Running a charset conversion on the Attachments table as part of an RT (Request Tracker) upgrade from 4.4.x to 5.0.x:

pt-online-schema-change \
  --execute \
  --no-drop-old-table \
  --progress=time,30 \
  --chunk-size=500 \
  --max-load='Threads_running:30' \
  --critical-load='Threads_running:60' \
  --sleep=0.5 \
  --max-lag=5 \
  --alter-foreign-keys-method=auto \
  --recursion-method=none \
  D=mydb,t=Attachments \
  --alter "CONVERT TO CHARACTER SET utf8mb4, ROW_FORMAT=DYNAMIC"

Timeline

Started  : May 19, 17:00
Failed   : May 21, ~17:00
Runtime  : approximately 48 hours
Progress : 23% complete at time of failure
Remaining: 5 days + 5 hours + 33 minutes (as shown by pt-osc)

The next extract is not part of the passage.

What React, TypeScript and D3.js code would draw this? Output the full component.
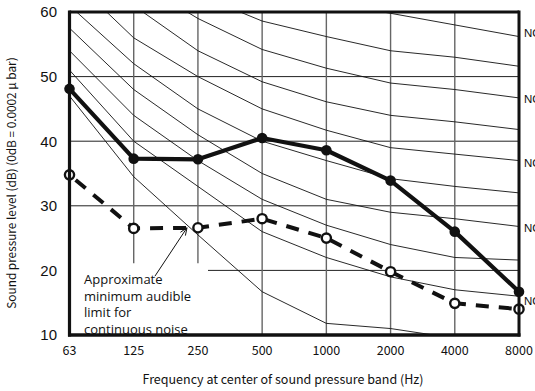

The last output before failure was:

Copying `mydb`.`Attachments`:  23% 5+05:33:08 remain

What Was Left Behind

After the failure, the following objects exist on all 4 nodes (replicated via TOI):

  • Shadow table mydb._Attachments_new — partially filled with approximately 115 million rows (23% of 501M)
  • Three pt-osc triggers still active on the original Attachments table:
    • pt_osc_mydb_Attachments_ins
    • pt_osc_mydb_Attachments_upd
    • pt_osc_mydb_Attachments_del

The original Attachments table is completely untouched.


My Question

I understand that pt-osc has no built-in resume functionality and a normal restart would drop the shadow table and start over from row 1.

However, given that:

  1. The shadow table _Attachments_new already has ~115 million rows correctly copied
  2. The three triggers are still active and have been continuously capturing all INSERT / UPDATE / DELETE changes on the original table since the run started on May 19th
  3. The shadow table already has the correct structure (utf8mb4, ROW_FORMAT=DYNAMIC)

Is there any safe way to resume or continue the copy from where it left off, rather than starting over from scratch?

For example:

  • Is it possible to manually run the chunk copy INSERT statements starting from the last successfully copied primary key value, and then manually trigger the ANALYZE + RENAME steps that pt-osc would normally do?
  • Or is the risk of data inconsistency between the shadow table and original table too high to attempt a manual resume?
  • Is there a way to point pt-osc at the existing shadow table and tell it to continue?

If a full restart is the only safe option, I completely understand — I just want to be certain before dropping 48 hours of copy work and starting over.


Additional Context

The likely reason for the repeated failures is that chunk-size=500 with sleep=0.5 generates approximately 1 million chunks with 0.5s sleep each — totalling ~5.8 days of sleep time alone for a 501M row table. I plan to retry with chunk-size=10000 and sleep=0.05 which should bring the total runtime down to approximately 3-5 hours.

One node in the cluster was also under flow control pressure at the time (wsrep_local_recv_queue_avg=26, wsrep_flow_control_sent=32,071) which likely contributed to the node dropping out of Synced state and causing pt-osc to lose its connection.

Thank you in advance for any guidance.

Best Regards

Srikanth Lingala

There is a resume functionality added from v3.6.0

You can refer to this blog,

However to use this resume functionality you need to start the pt-online-schema-change using history option,

If this is percona xtradb cluster hope that you are adding this option --max-flow-ctl=0 so if it finds there is a flow control, it will pause its operation until it gets normal. This will not let cluster stall or pull out the node.

pt-online-schema-change has good capability to handle these failures. You can also manually handle by pausing operations if you feel cluster is under high load using --pause option.

Hope these option helps you to alter the table.

Please remove the --chunk-size flag. PTOSC automatically adjusts the chunk-size based on --chunk-time to maximize performance and speed. The other safety limits you have in place will handle if the server gets too busy, including the max-flow-ctl that Yunus recommended.